BOTHERSOME SYMBOLISM

By Rolando O. Borrinaga


(Published under the "Out of Fancy" column in February 10-16, 1997 issue of The Tacloban Star.
Read over the Zona Libre program of Radyo Bombo - Tacloban in the evening of January 29, 1997.)



(NOTE: This article was my second written statement commenting on the proposed March 10, 1997 date for the Leyte founding anniversary. Because of the ensuing controversy that surrounded my objection over the dubious date, Gov. Remedios Petilla cancelled the 80th Leyte Founding Anniversary "for the moment.")


The forthcoming Leyte founding anniversary, scheduled for March 10, 1997, is full of bothering symbolism and analogies.

As its most basic, Leyte, which is the mother of all provinces in Eastern Visayas, can be likened to a wasteful mother who is fond of throwing expensive receptions and parties. Somehow she does not know or never bothered about the date of her birth. So she asks a servant to find this out in the local registrar’s office.

However, the servant returns with only a copy of the confirmation paper, not the baptismal certificate. The mother decides that the date of her confirmation was her birthday. She then plans to have a party that should be as expensive and elaborate as one’s debut - which is a society girl’s 18th birthday.

This is the likely spectacle that we will witness on March 10.

In my article which Bombo Allan (Matillano) read on air last night, I proposed that April 22 or 24, 1901, be considered the alternative dates for commemorating Leyte’s founding as a province.

There is in fact an older official date for Leyte’s founding, but I noted that the basic government structure and the perennially harmful effects of Leyte’s adolescent provincial politics on the local constituents could be traced back to April 1901. Leyte thereafter served as the "showcase of American benevolent administration to the American public," the actual cost of which in life and limb of local freedom fighters remains largely unknown to this day.

The general patterns set during the Leyte experiment in "civil government" are still there for all of us to see, not only locally but also nationally.

1. We have a government that is crowded with retired military officials now occupying civilian positions. The Americans experimented with this set-up in Leyte. The first three civil governors of Leyte were retired American military officials.

2. We now have local government legislators who speak with forked tongues. On the one hand, they publicly express grave concern for the plight of the suffering majority. On the other, in the confines of their chambers, they legislate high salaries and remuneration for themselves. The American civil governors of Leyte noted this duplicity among elite Leyteño officials and published their observations in various editions of the Philippine Commission Reports.

The American colonizers benefited much from the cooperation of the Leyteño officials that they always put in bad light. Thousands of Pulahan warriors, composed mainly of rural Leyteño farmers and peasants, fought and died against the American military and later the American-officered Philippine Constabulary, from 1902 to 1907. But their heroism was covered up by convenient labels such as bandido and insurrecto, and the number of deaths were either erased from official records by collaborating local officials or altogether under-reported by as much as 90 percent.

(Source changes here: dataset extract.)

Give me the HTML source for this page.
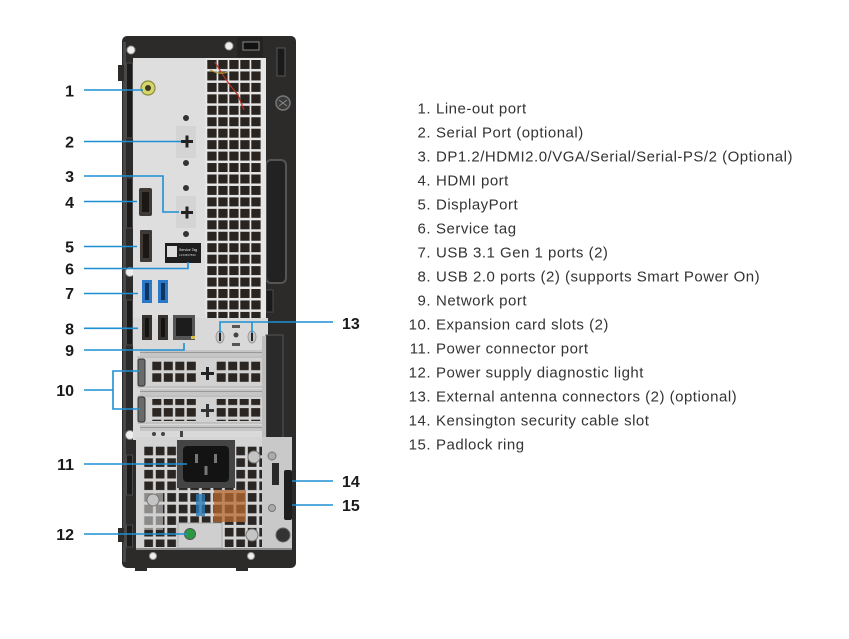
<!DOCTYPE html>
<html><head><meta charset="utf-8"><style>
html,body{margin:0;padding:0;background:#fff;}
svg{display:block}
.n{font-family:"Liberation Sans",Arial,sans-serif;font-weight:bold;font-size:16px;fill:#1a1a1a}
.t{font-family:"Liberation Sans",Arial,sans-serif;font-size:15px;fill:#333;letter-spacing:0.5px}
</style></head><body>
<svg width="849" height="639" viewBox="0 0 849 639" xmlns="http://www.w3.org/2000/svg">
<defs>
<pattern id="g1" x="207.3" y="60" width="11" height="11.45" patternUnits="userSpaceOnUse">
<rect width="9.3" height="9" fill="#2a2420"/>
</pattern>
<pattern id="g2" x="152.3" y="361.7" width="11.5" height="11.6" patternUnits="userSpaceOnUse">
<rect width="9" height="8.5" fill="#2b2622"/>
</pattern>
<pattern id="g3" x="216.7" y="361.7" width="11.5" height="11.6" patternUnits="userSpaceOnUse">
<rect width="9" height="8.5" fill="#2b2622"/>
</pattern>
<pattern id="g4" x="144.3" y="446.7" width="11.5" height="11.6" patternUnits="userSpaceOnUse">
<rect width="8.7" height="8.6" fill="#2a2624"/>
</pattern>
</defs>

<!-- chassis -->
<rect x="122" y="36" width="174" height="532" rx="5" fill="#2d2b2a"/>
<rect x="123" y="42" width="3" height="520" fill="#4a4847"/>
<rect x="118" y="65" width="6" height="16" fill="#2d2b2a"/>
<rect x="118" y="528" width="6" height="14" fill="#2d2b2a"/>
<rect x="135" y="565" width="12" height="6" fill="#2d2b2a"/>
<rect x="236" y="565" width="12" height="6" fill="#2d2b2a"/>

<!-- left strip slots -->
<rect x="126.5" y="63" width="6" height="75" fill="#1c1b1a" stroke="#4a4a4a"/>
<rect x="126.5" y="178" width="6" height="50" fill="#1c1b1a" stroke="#4a4a4a"/>
<rect x="126.5" y="300" width="6" height="45" fill="#1c1b1a" stroke="#4a4a4a"/>
<rect x="126.5" y="455" width="6" height="40" fill="#1c1b1a" stroke="#4a4a4a"/>
<rect x="126.5" y="525" width="6" height="22" fill="#1c1b1a" stroke="#4a4a4a"/>
<circle cx="130" cy="272" r="4.5" fill="#eee" stroke="#888"/>
<circle cx="130" cy="435" r="4.5" fill="#eee" stroke="#888"/>

<!-- top band details -->
<rect x="237" y="37" width="26" height="20" fill="#242322"/>
<rect x="243" y="42" width="16" height="8" fill="#111" stroke="#888"/>
<circle cx="131" cy="50" r="4" fill="#eee" stroke="#999"/>
<circle cx="229" cy="46" r="4" fill="#eee" stroke="#999"/>

<!-- right column details -->
<rect x="277" y="48" width="8" height="28" fill="#1a1a1a" stroke="#555"/>
<circle cx="283" cy="103" r="7" fill="#3a3a3a" stroke="#777" stroke-width="1.5"/>
<path d="M279 100 L287 106 M279 106 L287 100" stroke="#888" stroke-width="1"/>
<rect x="266" y="160" width="20" height="123" rx="5" fill="#222" stroke="#555" stroke-width="2"/>
<rect x="266" y="290" width="7" height="22" fill="#1a1a1a" stroke="#4a4a4a"/>

<!-- silver I/O panel -->
<rect x="133" y="58" width="75" height="382" fill="#dedede"/>
<rect x="205" y="58" width="61" height="262" fill="#e6e6e6"/>
<rect x="207" y="60" width="55" height="260" fill="url(#g1)"/>
<path d="M215 62 Q225 80 238 95 L244 110" stroke="#c03020" stroke-width="1.2" fill="none"/>
<path d="M210 70 Q220 75 228 72" stroke="#b8a040" stroke-width="1.2" fill="none"/>
<rect x="133" y="318" width="135" height="122" fill="#d9d9d9"/>

<!-- line out -->
<circle cx="148" cy="88" r="7" fill="#d6d66a" stroke="#8a8a3a" stroke-width="1.2"/>
<circle cx="148" cy="88" r="3" fill="#3a3a20"/>

<!-- serial recesses and plus -->
<rect x="176" y="126" width="20" height="32" fill="#d4d4d4"/>
<rect x="176" y="196" width="20" height="32" fill="#d4d4d4"/>
<rect x="181" y="140" width="12" height="3" fill="#222"/>
<rect x="185.5" y="135.5" width="3" height="12" fill="#222"/>
<rect x="181" y="211" width="12" height="3" fill="#222"/>
<rect x="185.5" y="206.5" width="3" height="12" fill="#222"/>
<circle cx="186" cy="118" r="3" fill="#333"/>
<circle cx="186" cy="163" r="3" fill="#333"/>
<circle cx="186" cy="188" r="3" fill="#333"/>
<circle cx="186" cy="234" r="3" fill="#333"/>

<!-- HDMI / DP -->
<rect x="139" y="188" width="13" height="28" rx="2" fill="#403a36"/>
<rect x="142" y="192" width="7" height="20" fill="#1a1816"/>
<rect x="140" y="230" width="12" height="32" rx="1" fill="#403a36"/>
<rect x="143" y="234" width="6" height="24" fill="#1a1816"/>

<!-- service tag -->
<rect x="165" y="243" width="36" height="20" fill="#1e1e1e"/>
<rect x="167" y="246" width="10" height="11" fill="#ddd"/>
<text x="179" y="251" font-family="Liberation Sans,sans-serif" font-size="3.5" fill="#eee">Service Tag</text>
<text x="179" y="256" font-family="Liberation Sans,sans-serif" font-size="3" fill="#ccc">1234567890</text>

<!-- USB -->
<rect x="142" y="280" width="10" height="23" fill="#2a78c8"/>
<rect x="145" y="283" width="4" height="17" fill="#0d3560"/>
<rect x="158" y="280" width="10" height="23" fill="#2a78c8"/>
<rect x="161" y="283" width="4" height="17" fill="#0d3560"/>
<rect x="142" y="315" width="10" height="25" fill="#353230"/>
<rect x="145" y="318" width="4" height="19" fill="#141312"/>
<rect x="158" y="315" width="10" height="25" fill="#353230"/>
<rect x="161" y="318" width="4" height="19" fill="#141312"/>
<!-- RJ45 -->
<rect x="173" y="315" width="22" height="25" fill="#555"/>
<rect x="176" y="318" width="16" height="18" fill="#1c1c1c"/>
<rect x="191" y="336" width="4" height="3" fill="#d8c040"/>

<!-- antenna -->
<ellipse cx="220" cy="337" rx="4" ry="6" fill="#c8c8c8" stroke="#999"/>
<rect x="219" y="333" width="2" height="8" fill="#222"/>
<ellipse cx="252" cy="337" rx="4" ry="6" fill="#c8c8c8" stroke="#999"/>
<rect x="251" y="333" width="2" height="8" fill="#222"/>
<circle cx="236" cy="335" r="2.5" fill="#444"/>
<rect x="232" y="343" width="8" height="3" fill="#555"/>
<rect x="232" y="325" width="8" height="3" fill="#555"/>

<!-- expansion slots -->
<rect x="140" y="350" width="125" height="6" fill="#c6c6c6"/>
<rect x="140" y="352" width="125" height="1" fill="#999"/>
<rect x="138" y="357" width="128" height="30" fill="#d2d2d2" stroke="#aaa"/>
<rect x="138" y="359" width="7" height="27" rx="2" fill="#6a6a6a" stroke="#333"/>
<rect x="152" y="361" width="46" height="22" fill="url(#g2)"/>
<rect x="216" y="361" width="46" height="22" fill="url(#g3)"/>
<rect x="201" y="372" width="13" height="3" fill="#222"/>
<rect x="206" y="367" width="3" height="13" fill="#222"/>
<rect x="140" y="389" width="125" height="6" fill="#c6c6c6"/>
<rect x="140" y="391" width="125" height="1" fill="#999"/>
<rect x="138" y="396" width="128" height="27" fill="#d2d2d2" stroke="#aaa"/>
<rect x="138" y="397" width="7" height="25" rx="2" fill="#6a6a6a" stroke="#333"/>
<rect x="152" y="399" width="46" height="22" fill="url(#g2)"/>
<rect x="216" y="399" width="46" height="22" fill="url(#g3)"/>
<rect x="201" y="409" width="13" height="3" fill="#333"/>
<rect x="206" y="404" width="3" height="13" fill="#333"/>
<rect x="140" y="425" width="125" height="6" fill="#c6c6c6"/>
<rect x="140" y="427" width="125" height="1" fill="#999"/>
<circle cx="154" cy="434" r="2" fill="#444"/>
<circle cx="163" cy="434" r="2" fill="#444"/>
<rect x="180" y="431" width="3" height="6" fill="#444"/>
<rect x="266" y="335" width="17" height="105" fill="#2a2a2a" stroke="#555"/>
<rect x="262" y="336" width="4" height="104" fill="#bdbdbd"/>

<!-- PSU -->
<rect x="136" y="437" width="130" height="111" fill="#d4d4d4"/>
<rect x="143" y="445" width="120" height="102" fill="url(#g4)"/>
<rect x="214" y="490" width="32" height="32" fill="#b86a30" opacity="0.75"/>
<rect x="196" y="494" width="9" height="22" fill="#2a7ab8" opacity="0.8"/>
<rect x="143" y="490" width="20" height="40" fill="#cfcfcf" opacity="0.6"/>
<rect x="177" y="440" width="58" height="48" fill="#444"/>
<rect x="183" y="446" width="46" height="36" rx="4" fill="#131313"/>
<rect x="195" y="454" width="3" height="9" fill="#777"/>
<rect x="214" y="454" width="3" height="9" fill="#777"/>
<rect x="204.5" y="466" width="3" height="9" fill="#777"/>
<rect x="178" y="523" width="44" height="25" fill="#cfcfcf" stroke="#aaa"/>
<circle cx="190" cy="534" r="5.5" fill="#2a9a40" stroke="#555"/>
<circle cx="153" cy="500" r="6" fill="#c4c4c4" stroke="#777"/>
<circle cx="254" cy="457" r="6" fill="#c4c4c4" stroke="#777"/>
<circle cx="252" cy="535" r="6" fill="#c4c4c4" stroke="#777"/>

<!-- right plate -->
<rect x="262" y="437" width="30" height="111" fill="#c9c9c9"/>
<circle cx="272" cy="456" r="4" fill="#aaa" stroke="#777"/>
<rect x="272" y="463" width="7" height="22" fill="#2a2a2a"/>
<circle cx="272" cy="508" r="3.5" fill="#aaa" stroke="#777"/>
<rect x="284" y="470" width="8" height="50" rx="2" fill="#1e1e1e"/>
<circle cx="283" cy="535" r="7" fill="#333" stroke="#666"/>

<!-- bottom frame screws -->
<rect x="136" y="548" width="156" height="2" fill="#8a8a8a"/>
<circle cx="153" cy="556" r="3.5" fill="#eee" stroke="#999"/>
<circle cx="251" cy="556" r="3.5" fill="#eee" stroke="#999"/>

<!-- leader lines -->
<g stroke="#1d8fd4" stroke-width="1.6" fill="none">
<path d="M84 90 H143"/>
<path d="M84 141.5 H181"/>
<path d="M84 176 H163 V212 H179"/>
<path d="M84 201.5 H137"/>
<path d="M84 246.5 H137"/>
<path d="M84 268.5 H188 V262"/>
<path d="M84 293.5 H138"/>
<path d="M84 328.3 H138"/>
<path d="M84 350 H184 V343"/>
<path d="M84 390 H113"/>
<path d="M140 371 H113 V409 H140"/>
<path d="M84 464 H187"/>
<path d="M84 534 H187"/>
<path d="M333 322 H220 V333"/>
<path d="M252 322 V333"/>
<path d="M292 481 H333"/>
<path d="M292 505 H333"/>
</g>

<!-- callout numbers -->
<g class="n" text-anchor="end">
<text x="74" y="96.5">1</text>
<text x="74" y="147.5">2</text>
<text x="74" y="182">3</text>
<text x="74" y="208">4</text>
<text x="74" y="252.5">5</text>
<text x="74" y="274.5">6</text>
<text x="74" y="299">7</text>
<text x="74" y="334.5">8</text>
<text x="74" y="356">9</text>
<text x="74" y="396">10</text>
<text x="74" y="470">11</text>
<text x="74" y="540">12</text>
</g>
<g class="n">
<text x="342" y="329">13</text>
<text x="342" y="487">14</text>
<text x="342" y="511">15</text>
</g>

<!-- legend -->
<g class="t" text-anchor="end">
<text x="431" y="113.5">1.</text>
<text x="431" y="137.5">2.</text>
<text x="431" y="161.5">3.</text>
<text x="431" y="185.5">4.</text>
<text x="431" y="209.5">5.</text>
<text x="431" y="233.5">6.</text>
<text x="431" y="257.5">7.</text>
<text x="431" y="281.5">8.</text>
<text x="431" y="305.5">9.</text>
<text x="431" y="329.5">10.</text>
<text x="431" y="353.5">11.</text>
<text x="431" y="377.5">12.</text>
<text x="431" y="401.5">13.</text>
<text x="431" y="425.5">14.</text>
<text x="431" y="449.5">15.</text>
</g>
<g class="t">
<text x="436" y="113.5">Line-out port</text>
<text x="436" y="137.5">Serial Port (optional)</text>
<text x="436" y="161.5">DP1.2/HDMI2.0/VGA/Serial/Serial-PS/2 (Optional)</text>
<text x="436" y="185.5">HDMI port</text>
<text x="436" y="209.5">DisplayPort</text>
<text x="436" y="233.5">Service tag</text>
<text x="436" y="257.5">USB 3.1 Gen 1 ports (2)</text>
<text x="436" y="281.5">USB 2.0 ports (2) (supports Smart Power On)</text>
<text x="436" y="305.5">Network port</text>
<text x="436" y="329.5">Expansion card slots (2)</text>
<text x="436" y="353.5">Power connector port</text>
<text x="436" y="377.5">Power supply diagnostic light</text>
<text x="436" y="401.5">External antenna connectors (2) (optional)</text>
<text x="436" y="425.5">Kensington security cable slot</text>
<text x="436" y="449.5">Padlock ring</text>
</g>
</svg>
</body></html>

The descendants of American-era officials of Caviteño origin who married daughters of the Leyte elite are still ruling over us now. Their official acts (whether in City Hall or in the Provincial Capitol) continue to strain the moral yardstick of the local culture and the silent majority. Yet, our virtual oppressors somehow always manage to appear as our champions and saviors.

Nothing much has changed in the foundation of our political culture in this province, whether in the past 96 years or 80 years. The law enacted in 1917 merely confirmed a structure set up in 1901. As an occasional historian and social critic, this is what really bothers me about the Leyte founding anniversary.